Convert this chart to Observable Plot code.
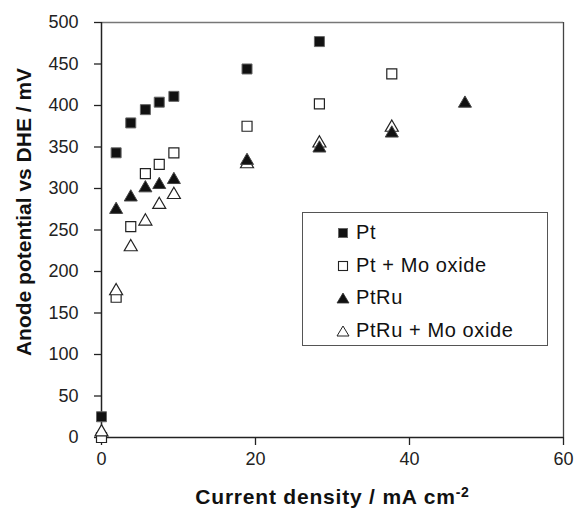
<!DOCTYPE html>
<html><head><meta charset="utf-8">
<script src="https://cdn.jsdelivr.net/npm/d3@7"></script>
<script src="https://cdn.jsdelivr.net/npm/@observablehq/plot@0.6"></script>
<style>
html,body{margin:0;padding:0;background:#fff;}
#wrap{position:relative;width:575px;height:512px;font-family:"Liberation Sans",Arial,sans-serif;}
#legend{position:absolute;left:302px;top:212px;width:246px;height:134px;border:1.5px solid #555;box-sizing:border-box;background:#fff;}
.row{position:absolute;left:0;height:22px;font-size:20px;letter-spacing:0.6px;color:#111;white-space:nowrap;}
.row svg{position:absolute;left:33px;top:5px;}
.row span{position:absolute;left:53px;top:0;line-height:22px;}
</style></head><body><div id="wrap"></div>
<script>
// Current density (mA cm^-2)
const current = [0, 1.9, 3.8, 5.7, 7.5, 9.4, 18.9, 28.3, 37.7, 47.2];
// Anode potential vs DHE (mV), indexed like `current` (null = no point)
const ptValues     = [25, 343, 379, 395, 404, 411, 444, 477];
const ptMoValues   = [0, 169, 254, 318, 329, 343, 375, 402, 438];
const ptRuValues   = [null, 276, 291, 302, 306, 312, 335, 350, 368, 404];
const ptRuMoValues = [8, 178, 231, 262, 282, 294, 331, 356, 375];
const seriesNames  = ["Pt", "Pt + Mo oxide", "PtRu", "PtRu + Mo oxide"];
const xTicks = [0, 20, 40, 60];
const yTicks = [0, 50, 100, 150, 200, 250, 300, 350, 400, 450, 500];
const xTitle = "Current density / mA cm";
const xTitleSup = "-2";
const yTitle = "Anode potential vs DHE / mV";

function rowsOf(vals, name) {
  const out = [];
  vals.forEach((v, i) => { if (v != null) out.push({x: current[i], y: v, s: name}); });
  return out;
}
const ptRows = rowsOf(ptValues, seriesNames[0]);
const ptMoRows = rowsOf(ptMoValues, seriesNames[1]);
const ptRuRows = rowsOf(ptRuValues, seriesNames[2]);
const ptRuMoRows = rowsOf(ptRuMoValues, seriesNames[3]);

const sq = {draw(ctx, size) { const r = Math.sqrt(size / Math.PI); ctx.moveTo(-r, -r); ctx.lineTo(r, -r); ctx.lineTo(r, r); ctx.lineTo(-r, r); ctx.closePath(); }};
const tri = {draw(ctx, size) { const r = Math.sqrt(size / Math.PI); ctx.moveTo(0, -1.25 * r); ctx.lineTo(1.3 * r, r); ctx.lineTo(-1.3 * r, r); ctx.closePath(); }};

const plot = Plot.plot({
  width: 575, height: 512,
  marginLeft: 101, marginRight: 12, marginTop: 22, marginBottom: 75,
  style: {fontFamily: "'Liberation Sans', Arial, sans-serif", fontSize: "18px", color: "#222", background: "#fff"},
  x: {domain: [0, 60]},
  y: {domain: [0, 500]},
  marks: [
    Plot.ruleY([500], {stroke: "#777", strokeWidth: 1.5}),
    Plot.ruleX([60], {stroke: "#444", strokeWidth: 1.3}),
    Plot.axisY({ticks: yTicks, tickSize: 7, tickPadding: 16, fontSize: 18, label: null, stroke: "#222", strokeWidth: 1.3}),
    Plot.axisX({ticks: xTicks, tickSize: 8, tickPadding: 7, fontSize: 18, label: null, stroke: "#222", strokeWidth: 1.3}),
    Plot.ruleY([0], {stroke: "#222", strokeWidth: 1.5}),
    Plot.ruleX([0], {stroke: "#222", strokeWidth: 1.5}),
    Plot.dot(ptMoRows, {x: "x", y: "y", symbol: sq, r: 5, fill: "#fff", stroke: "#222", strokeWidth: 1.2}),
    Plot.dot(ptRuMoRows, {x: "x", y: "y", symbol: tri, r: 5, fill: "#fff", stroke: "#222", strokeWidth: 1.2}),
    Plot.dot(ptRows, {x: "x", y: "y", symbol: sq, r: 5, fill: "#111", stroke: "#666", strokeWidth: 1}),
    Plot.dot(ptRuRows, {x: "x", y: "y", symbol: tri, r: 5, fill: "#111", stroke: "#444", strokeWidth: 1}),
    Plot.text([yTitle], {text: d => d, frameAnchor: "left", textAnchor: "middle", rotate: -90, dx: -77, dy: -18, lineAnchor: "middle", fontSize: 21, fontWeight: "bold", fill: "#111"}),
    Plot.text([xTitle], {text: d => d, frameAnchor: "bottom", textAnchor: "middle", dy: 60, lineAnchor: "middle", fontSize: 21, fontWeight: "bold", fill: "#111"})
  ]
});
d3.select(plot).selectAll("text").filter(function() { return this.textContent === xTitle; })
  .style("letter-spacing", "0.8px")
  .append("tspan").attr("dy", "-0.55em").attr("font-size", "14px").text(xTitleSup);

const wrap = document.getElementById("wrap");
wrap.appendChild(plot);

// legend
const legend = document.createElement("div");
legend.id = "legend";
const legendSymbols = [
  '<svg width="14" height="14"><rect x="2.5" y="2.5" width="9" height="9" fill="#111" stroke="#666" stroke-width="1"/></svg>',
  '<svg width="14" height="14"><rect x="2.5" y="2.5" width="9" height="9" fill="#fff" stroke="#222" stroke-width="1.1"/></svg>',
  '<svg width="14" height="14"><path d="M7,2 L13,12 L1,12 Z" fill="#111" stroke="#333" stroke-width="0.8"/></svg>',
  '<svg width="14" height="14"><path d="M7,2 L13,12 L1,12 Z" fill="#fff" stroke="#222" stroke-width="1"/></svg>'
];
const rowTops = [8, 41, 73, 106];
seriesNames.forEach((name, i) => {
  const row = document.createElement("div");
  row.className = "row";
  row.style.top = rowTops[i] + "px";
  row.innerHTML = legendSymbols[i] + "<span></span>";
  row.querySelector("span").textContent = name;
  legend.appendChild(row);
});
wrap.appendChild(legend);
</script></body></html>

▶ [DO THIS] Copy out each line word for word, please, skipping the images.

▶ [FULL ANSWER]
Convert this chart to Observable Plot code.
<!DOCTYPE html>
<html><head><meta charset="utf-8">
<script src="https://cdn.jsdelivr.net/npm/d3@7"></script>
<script src="https://cdn.jsdelivr.net/npm/@observablehq/plot@0.6"></script>
<style>
html,body{margin:0;padding:0;background:#fff;}
#wrap{position:relative;width:575px;height:512px;font-family:"Liberation Sans",Arial,sans-serif;}
#legend{position:absolute;left:302px;top:212px;width:246px;height:134px;border:1.5px solid #555;box-sizing:border-box;background:#fff;}
.row{position:absolute;left:0;height:22px;font-size:20px;letter-spacing:0.6px;color:#111;white-space:nowrap;}
.row svg{position:absolute;left:33px;top:5px;}
.row span{position:absolute;left:53px;top:0;line-height:22px;}
</style></head><body><div id="wrap"></div>
<script>
// Current density (mA cm^-2)
const current = [0, 1.9, 3.8, 5.7, 7.5, 9.4, 18.9, 28.3, 37.7, 47.2];
// Anode potential vs DHE (mV), indexed like `current` (null = no point)
const ptValues     = [25, 343, 379, 395, 404, 411, 444, 477];
const ptMoValues   = [0, 169, 254, 318, 329, 343, 375, 402, 438];
const ptRuValues   = [null, 276, 291, 302, 306, 312, 335, 350, 368, 404];
const ptRuMoValues = [8, 178, 231, 262, 282, 294, 331, 356, 375];
const seriesNames  = ["Pt", "Pt + Mo oxide", "PtRu", "PtRu + Mo oxide"];
const xTicks = [0, 20, 40, 60];
const yTicks = [0, 50, 100, 150, 200, 250, 300, 350, 400, 450, 500];
const xTitle = "Current density / mA cm";
const xTitleSup = "-2";
const yTitle = "Anode potential vs DHE / mV";

function rowsOf(vals, name) {
  const out = [];
  vals.forEach((v, i) => { if (v != null) out.push({x: current[i], y: v, s: name}); });
  return out;
}
const ptRows = rowsOf(ptValues, seriesNames[0]);
const ptMoRows = rowsOf(ptMoValues, seriesNames[1]);
const ptRuRows = rowsOf(ptRuValues, seriesNames[2]);
const ptRuMoRows = rowsOf(ptRuMoValues, seriesNames[3]);

const sq = {draw(ctx, size) { const r = Math.sqrt(size / Math.PI); ctx.moveTo(-r, -r); ctx.lineTo(r, -r); ctx.lineTo(r, r); ctx.lineTo(-r, r); ctx.closePath(); }};
const tri = {draw(ctx, size) { const r = Math.sqrt(size / Math.PI); ctx.moveTo(0, -1.25 * r); ctx.lineTo(1.3 * r, r); ctx.lineTo(-1.3 * r, r); ctx.closePath(); }};

const plot = Plot.plot({
  width: 575, height: 512,
  marginLeft: 101, marginRight: 12, marginTop: 22, marginBottom: 75,
  style: {fontFamily: "'Liberation Sans', Arial, sans-serif", fontSize: "18px", color: "#222", background: "#fff"},
  x: {domain: [0, 60]},
  y: {domain: [0, 500]},
  marks: [
    Plot.ruleY([500], {stroke: "#777", strokeWidth: 1.5}),
    Plot.ruleX([60], {stroke: "#444", strokeWidth: 1.3}),
    Plot.axisY({ticks: yTicks, tickSize: 7, tickPadding: 16, fontSize: 18, label: null, stroke: "#222", strokeWidth: 1.3}),
    Plot.axisX({ticks: xTicks, tickSize: 8, tickPadding: 7, fontSize: 18, label: null, stroke: "#222", strokeWidth: 1.3}),
    Plot.ruleY([0], {stroke: "#222", strokeWidth: 1.5}),
    Plot.ruleX([0], {stroke: "#222", strokeWidth: 1.5}),
    Plot.dot(ptMoRows, {x: "x", y: "y", symbol: sq, r: 5, fill: "#fff", stroke: "#222", strokeWidth: 1.2}),
    Plot.dot(ptRuMoRows, {x: "x", y: "y", symbol: tri, r: 5, fill: "#fff", stroke: "#222", strokeWidth: 1.2}),
    Plot.dot(ptRows, {x: "x", y: "y", symbol: sq, r: 5, fill: "#111", stroke: "#666", strokeWidth: 1}),
    Plot.dot(ptRuRows, {x: "x", y: "y", symbol: tri, r: 5, fill: "#111", stroke: "#444", strokeWidth: 1}),
    Plot.text([yTitle], {text: d => d, frameAnchor: "left", textAnchor: "middle", rotate: -90, dx: -77, dy: -18, lineAnchor: "middle", fontSize: 21, fontWeight: "bold", fill: "#111"}),
    Plot.text([xTitle], {text: d => d, frameAnchor: "bottom", textAnchor: "middle", dy: 60, lineAnchor: "middle", fontSize: 21, fontWeight: "bold", fill: "#111"})
  ]
});
d3.select(plot).selectAll("text").filter(function() { return this.textContent === xTitle; })
  .style("letter-spacing", "0.8px")
  .append("tspan").attr("dy", "-0.55em").attr("font-size", "14px").text(xTitleSup);

const wrap = document.getElementById("wrap");
wrap.appendChild(plot);

// legend
const legend = document.createElement("div");
legend.id = "legend";
const legendSymbols = [
  '<svg width="14" height="14"><rect x="2.5" y="2.5" width="9" height="9" fill="#111" stroke="#666" stroke-width="1"/></svg>',
  '<svg width="14" height="14"><rect x="2.5" y="2.5" width="9" height="9" fill="#fff" stroke="#222" stroke-width="1.1"/></svg>',
  '<svg width="14" height="14"><path d="M7,2 L13,12 L1,12 Z" fill="#111" stroke="#333" stroke-width="0.8"/></svg>',
  '<svg width="14" height="14"><path d="M7,2 L13,12 L1,12 Z" fill="#fff" stroke="#222" stroke-width="1"/></svg>'
];
const rowTops = [8, 41, 73, 106];
seriesNames.forEach((name, i) => {
  const row = document.createElement("div");
  row.className = "row";
  row.style.top = rowTops[i] + "px";
  row.innerHTML = legendSymbols[i] + "<span></span>";
  row.querySelector("span").textContent = name;
  legend.appendChild(row);
});
wrap.appendChild(legend);
</script></body></html>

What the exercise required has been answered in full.